Opponents had warned those ties would decline, but Funes said Obama's planned visit Tuesday proves them wrong.

"We have won the battle against disinformation," Funes said at a news conference with foreign reporters. "We have dispelled the fear that relations would deteriorate."

Funes has charted a moderate course in El Salvador, restoring diplomatic relations with Cuba but also making ties with Washington a priority. His policies have at times caused friction with hard-liners in his party, known as the FMLN.

Funes expressed pride that his small Central American country is one of three stops on Obama's tour. The other two are Brazil, a rising economic power, and Chile, long a beacon of stability and relative prosperity in the region.

"He chose El Salvador and put us on the same level (of importance)," Funes said.

El Salvador's economy is highly dependent on the United States, which is home to 2.8 million Salvadoran immigrants who sent home $3.5 billion last year.

Funes said he would discuss immigration with Obama, but security was likely to be the main topic.

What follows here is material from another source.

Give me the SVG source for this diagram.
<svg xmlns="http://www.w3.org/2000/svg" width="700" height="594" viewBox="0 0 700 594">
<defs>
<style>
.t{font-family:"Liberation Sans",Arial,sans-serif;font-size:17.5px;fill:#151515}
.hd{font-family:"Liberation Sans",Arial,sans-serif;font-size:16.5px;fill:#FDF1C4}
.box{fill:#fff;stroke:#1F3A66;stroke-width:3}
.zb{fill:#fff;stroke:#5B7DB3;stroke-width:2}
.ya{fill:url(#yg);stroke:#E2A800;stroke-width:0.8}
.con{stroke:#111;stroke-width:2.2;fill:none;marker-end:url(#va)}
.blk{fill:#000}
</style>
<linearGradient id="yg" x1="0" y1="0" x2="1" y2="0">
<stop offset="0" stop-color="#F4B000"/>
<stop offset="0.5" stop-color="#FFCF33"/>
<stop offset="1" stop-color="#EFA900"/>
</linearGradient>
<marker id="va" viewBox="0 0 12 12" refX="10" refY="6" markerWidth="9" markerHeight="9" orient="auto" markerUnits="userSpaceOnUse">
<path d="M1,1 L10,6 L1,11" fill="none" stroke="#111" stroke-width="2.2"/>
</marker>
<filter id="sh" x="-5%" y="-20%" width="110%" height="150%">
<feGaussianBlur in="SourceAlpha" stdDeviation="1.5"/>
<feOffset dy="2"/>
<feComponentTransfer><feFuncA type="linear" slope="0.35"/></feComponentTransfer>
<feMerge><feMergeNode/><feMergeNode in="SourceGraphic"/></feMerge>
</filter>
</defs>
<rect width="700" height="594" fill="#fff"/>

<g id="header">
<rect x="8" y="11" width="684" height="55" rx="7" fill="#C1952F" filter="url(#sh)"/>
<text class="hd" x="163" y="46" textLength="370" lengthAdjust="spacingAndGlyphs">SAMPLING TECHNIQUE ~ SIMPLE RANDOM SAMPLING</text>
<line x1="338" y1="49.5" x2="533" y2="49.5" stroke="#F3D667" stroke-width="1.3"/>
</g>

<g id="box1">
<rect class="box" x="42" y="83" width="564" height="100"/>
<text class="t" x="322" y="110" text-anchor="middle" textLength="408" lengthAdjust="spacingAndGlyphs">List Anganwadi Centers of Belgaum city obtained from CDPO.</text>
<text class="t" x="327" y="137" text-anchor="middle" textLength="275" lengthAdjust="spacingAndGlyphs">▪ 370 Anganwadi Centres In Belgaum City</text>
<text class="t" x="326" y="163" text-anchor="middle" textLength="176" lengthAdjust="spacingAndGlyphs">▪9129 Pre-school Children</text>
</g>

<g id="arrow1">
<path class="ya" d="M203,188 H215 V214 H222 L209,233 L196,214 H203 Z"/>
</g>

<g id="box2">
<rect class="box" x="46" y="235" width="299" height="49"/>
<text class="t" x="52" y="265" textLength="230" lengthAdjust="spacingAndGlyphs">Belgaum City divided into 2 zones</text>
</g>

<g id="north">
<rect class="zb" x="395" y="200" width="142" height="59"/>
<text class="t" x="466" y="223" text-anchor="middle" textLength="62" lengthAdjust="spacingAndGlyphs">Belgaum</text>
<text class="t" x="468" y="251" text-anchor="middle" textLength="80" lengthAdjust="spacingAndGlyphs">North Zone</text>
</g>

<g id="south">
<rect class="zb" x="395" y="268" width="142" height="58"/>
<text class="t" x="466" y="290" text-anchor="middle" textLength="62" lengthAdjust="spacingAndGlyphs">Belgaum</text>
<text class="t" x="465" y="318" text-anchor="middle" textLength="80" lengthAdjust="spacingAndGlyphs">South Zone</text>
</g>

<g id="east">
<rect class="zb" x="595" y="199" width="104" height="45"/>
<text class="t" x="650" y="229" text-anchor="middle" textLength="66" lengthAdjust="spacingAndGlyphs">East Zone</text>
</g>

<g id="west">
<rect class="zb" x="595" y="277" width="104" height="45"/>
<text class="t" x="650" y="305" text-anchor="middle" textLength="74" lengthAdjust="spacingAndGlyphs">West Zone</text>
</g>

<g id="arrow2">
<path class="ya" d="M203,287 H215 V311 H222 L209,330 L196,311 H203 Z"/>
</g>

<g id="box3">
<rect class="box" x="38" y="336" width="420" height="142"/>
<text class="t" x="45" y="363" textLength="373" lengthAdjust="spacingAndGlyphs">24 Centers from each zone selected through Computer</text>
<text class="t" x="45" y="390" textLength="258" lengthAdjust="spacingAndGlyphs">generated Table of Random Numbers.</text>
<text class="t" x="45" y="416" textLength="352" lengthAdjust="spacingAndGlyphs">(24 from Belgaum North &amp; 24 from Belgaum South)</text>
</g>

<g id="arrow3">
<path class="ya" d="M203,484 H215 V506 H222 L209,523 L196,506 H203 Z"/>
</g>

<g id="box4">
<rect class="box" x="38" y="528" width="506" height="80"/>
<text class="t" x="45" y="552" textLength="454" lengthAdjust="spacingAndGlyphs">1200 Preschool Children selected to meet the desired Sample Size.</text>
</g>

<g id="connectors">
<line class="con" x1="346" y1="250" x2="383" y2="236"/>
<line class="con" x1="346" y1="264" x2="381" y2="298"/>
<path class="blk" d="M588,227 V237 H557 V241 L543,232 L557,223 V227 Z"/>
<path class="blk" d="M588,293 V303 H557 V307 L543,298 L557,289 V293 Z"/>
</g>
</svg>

U.S.-supported crackdowns in Mexico and Colombia have pushed drug traffickers into Central America, fueling violence in a region that already had some of the world's highest murder rates. Central American governments have repeatedly asked for more U.S. help.

With other Central American countries expressing disappointment that Obama is only visiting El Salvador, Funes promised he would raise the security issue in regional terms.

"Security cannot be seen as exclusively an issue in El Salvador, or Guatemala or Nicaragua," he said. "Central American countries all suffer from the same problems."